There are topics people won’t touch at cocktail parties because it’s not “polite conversation.” These are subjects people secretly want to discuss, but, when broached over hummus and Merlot, make them uncomfortable. These are precisely the things I love talking about. So here goes: My husband and I just graduated from couple’s therapy.
We started going about two years ago. We had just gotten back from a vacation with friends in the Bahamas with our then-3-year-old twins. There’s something about couples in trouble and the Caribbean, an unspoken belief that perhaps the turquoise water will bring clarity. That the sun and sand will somehow breathe new life into a choking, gasping union. I know several couples who returned from a Caribbean vacation and immediately divorced.
You can be sitting right next to someone on the sofa, sleeping next to them every night. But when that someone—the person you’re supposed to mean more to than anyone else—doesn’t see you, you can be the loneliest person in the world.
I remember sitting on the beach alone one night after a particularly bad fight, thinking The Caribbean is a relationship graveyard. It’s where bad marriages go to die.
When we returned home I told my husband I was either calling a therapist or a lawyer. It was his choice.

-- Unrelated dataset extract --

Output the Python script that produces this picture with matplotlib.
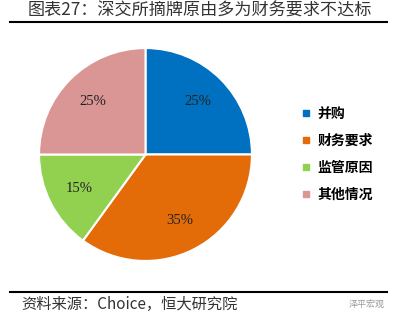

Not knowing who to go to for a recommendation, I clicked onto PsychologyToday.com and looked up therapists in our area. I decided a man would be best because I didn’t want my husband to feel ganged up on. There was only one guy who had a picture. He had a really warm, sort of goofy smile that made me instantly like him. I went with my gut and made an appointment.
Is my writing about this making you uncomfortable? OK, take how awkward you feel reading this article about couple’s therapy and multiply that feeling by a thousand: That’s how it feels to actually go for the first time. And the second. And the twenty-second, come to think of it.
I’m not a wealthy, Jewish woman from the Upper East Side. I’m an Irish-Catholic from New Jersey. We don’t talk about our problems. We cloak ourselves in them until they harden to a shiny, impervious shell. Remember that scene between Matt Damon’s character and his girlfriend in “The Departed”? “If we’re not gonna make it, it’s gotta be you who gets out, ‘cause I’m not capable. I’m f**king Irish, I’ll deal with something being wrong for the rest of my life.”
We enter the therapist’s office, ring a little doorbell mounted to the wall in the waiting area and take a seat. I pick up Real Simple and pretend to read it. My husband pretends to read Time. A few minutes later the couple in the time slot before us comes out. We all smile sheepishly, trying to pretend we don’t see each other’s guts all over the floor. Then my husband and I go in and sit down. I stare at the therapist. He stares at the therapist. We examine our shoes, make small talk. I’m not going to lie. It’s uncomfortable. I think of what Sigmund Freud said about the Irish: “This is one race of people for whom psychoanalysis is of no use whatsoever.”
Add to this symphony of awkwardness that my husband travels a lot, leaving me to often go to couple’s therapy … alone. Now there’s a situation that can make you feel kind of crazy.
Therapist: How are you guys doing?
Me: (motioning to the empty chair) “I feel like we’re getting closer. I think this is really helping.”
There were a lot of things to talk about. A lot of reasons to be resentful and angry. A lot of wounds that had never healed over the years because they were never cared for, apologized for. Like the time he had the nerve to … (deep breath). OK, I’m still working through some stuff.
The main thing, though, was that we weren’t seeing each other. You can be sitting right next to someone on the sofa, sleeping next to them every night. But when that someone—the person you’re supposed to mean more to than anyone else—doesn’t see you, you can be the loneliest person in the world.
It looked really bleak for us for a very long time. But this past fall we turned a corner, and we haven’t looked back.
We still stumble. We still take each other for granted occasionally. Like the time he … (deep breath). Moving on … When that happens now, we know how to point it out. How to tell each other what we will and won’t tolerate. How to tell each other what we mean to each other. I can honestly say I never thought we would get to this point.
I was at a cocktail party last weekend. Someone said, “Hi, how are you? What’s new?”
And I answered, “Well if you want to know the truth, I was on the brink of divorce. My husband and I went to therapy and did a lot of work, and now we’re happy again.”
Just kidding.
Actually, I said: “Fine. Not much. How are you?”
Part of me wishes I had answered truthfully. Because when we talk about these things, sometimes there’s that moment of recognition in another person’s eyes that tells us we just made that person feel a little less alone.